──────── Information supplied ────────

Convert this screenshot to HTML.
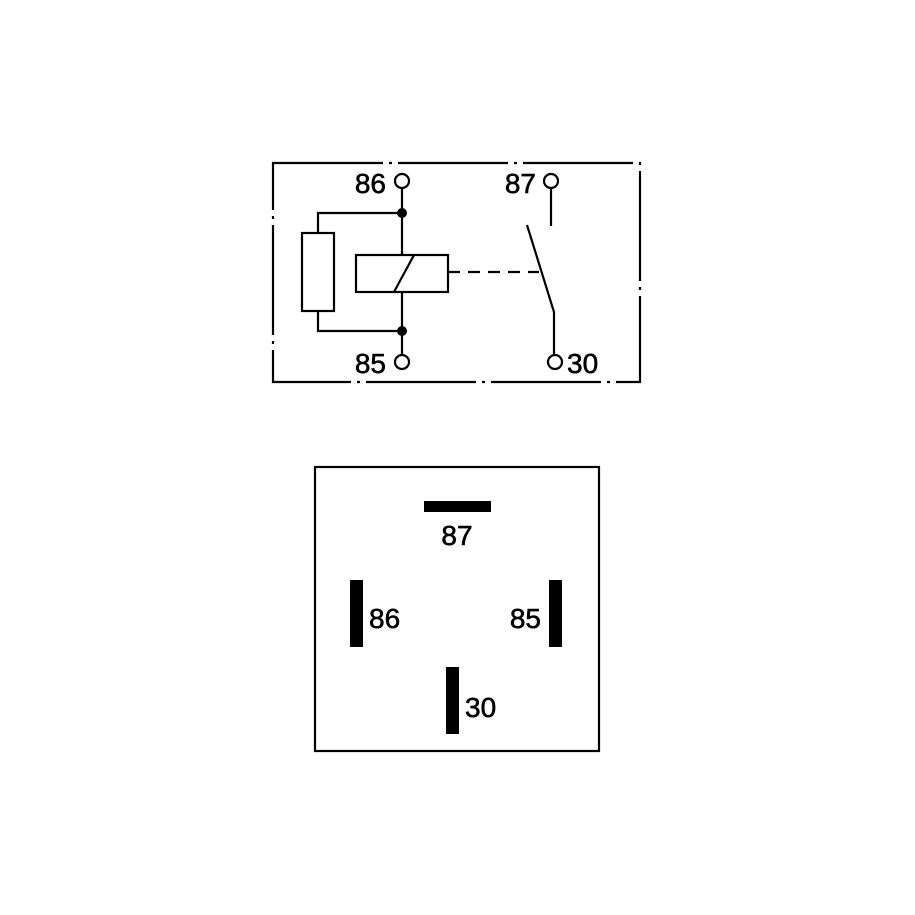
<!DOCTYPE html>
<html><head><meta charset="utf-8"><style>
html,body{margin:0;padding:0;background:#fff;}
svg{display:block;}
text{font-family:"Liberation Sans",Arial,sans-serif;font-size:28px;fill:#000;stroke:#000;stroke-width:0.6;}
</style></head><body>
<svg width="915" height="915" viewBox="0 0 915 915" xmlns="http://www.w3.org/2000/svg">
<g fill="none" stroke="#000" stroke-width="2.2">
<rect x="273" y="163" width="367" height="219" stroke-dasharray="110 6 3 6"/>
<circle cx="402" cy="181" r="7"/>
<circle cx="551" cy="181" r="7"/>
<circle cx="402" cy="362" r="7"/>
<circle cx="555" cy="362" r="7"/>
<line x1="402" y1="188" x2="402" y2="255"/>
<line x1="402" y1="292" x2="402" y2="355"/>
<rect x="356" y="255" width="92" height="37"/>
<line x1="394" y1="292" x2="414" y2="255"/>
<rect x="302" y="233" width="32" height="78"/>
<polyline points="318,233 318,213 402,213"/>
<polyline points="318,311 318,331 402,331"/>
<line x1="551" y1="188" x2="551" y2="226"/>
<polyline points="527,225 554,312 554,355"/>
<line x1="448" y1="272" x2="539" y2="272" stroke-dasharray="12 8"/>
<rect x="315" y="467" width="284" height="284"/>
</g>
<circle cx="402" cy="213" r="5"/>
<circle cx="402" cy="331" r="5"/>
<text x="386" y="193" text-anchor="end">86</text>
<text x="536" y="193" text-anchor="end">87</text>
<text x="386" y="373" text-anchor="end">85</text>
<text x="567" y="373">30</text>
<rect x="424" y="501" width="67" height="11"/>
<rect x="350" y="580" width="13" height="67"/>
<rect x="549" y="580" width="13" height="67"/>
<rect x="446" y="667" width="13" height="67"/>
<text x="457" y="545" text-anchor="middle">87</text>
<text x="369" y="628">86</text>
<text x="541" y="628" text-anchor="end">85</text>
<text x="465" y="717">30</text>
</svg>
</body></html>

────────

» **Written instruction**:
Quote the preceding listing precisely and completely, omitting its images.

» **Answer to the problem**:
Convert this screenshot to HTML.
<!DOCTYPE html>
<html><head><meta charset="utf-8"><style>
html,body{margin:0;padding:0;background:#fff;}
svg{display:block;}
text{font-family:"Liberation Sans",Arial,sans-serif;font-size:28px;fill:#000;stroke:#000;stroke-width:0.6;}
</style></head><body>
<svg width="915" height="915" viewBox="0 0 915 915" xmlns="http://www.w3.org/2000/svg">
<g fill="none" stroke="#000" stroke-width="2.2">
<rect x="273" y="163" width="367" height="219" stroke-dasharray="110 6 3 6"/>
<circle cx="402" cy="181" r="7"/>
<circle cx="551" cy="181" r="7"/>
<circle cx="402" cy="362" r="7"/>
<circle cx="555" cy="362" r="7"/>
<line x1="402" y1="188" x2="402" y2="255"/>
<line x1="402" y1="292" x2="402" y2="355"/>
<rect x="356" y="255" width="92" height="37"/>
<line x1="394" y1="292" x2="414" y2="255"/>
<rect x="302" y="233" width="32" height="78"/>
<polyline points="318,233 318,213 402,213"/>
<polyline points="318,311 318,331 402,331"/>
<line x1="551" y1="188" x2="551" y2="226"/>
<polyline points="527,225 554,312 554,355"/>
<line x1="448" y1="272" x2="539" y2="272" stroke-dasharray="12 8"/>
<rect x="315" y="467" width="284" height="284"/>
</g>
<circle cx="402" cy="213" r="5"/>
<circle cx="402" cy="331" r="5"/>
<text x="386" y="193" text-anchor="end">86</text>
<text x="536" y="193" text-anchor="end">87</text>
<text x="386" y="373" text-anchor="end">85</text>
<text x="567" y="373">30</text>
<rect x="424" y="501" width="67" height="11"/>
<rect x="350" y="580" width="13" height="67"/>
<rect x="549" y="580" width="13" height="67"/>
<rect x="446" y="667" width="13" height="67"/>
<text x="457" y="545" text-anchor="middle">87</text>
<text x="369" y="628">86</text>
<text x="541" y="628" text-anchor="end">85</text>
<text x="465" y="717">30</text>
</svg>
</body></html>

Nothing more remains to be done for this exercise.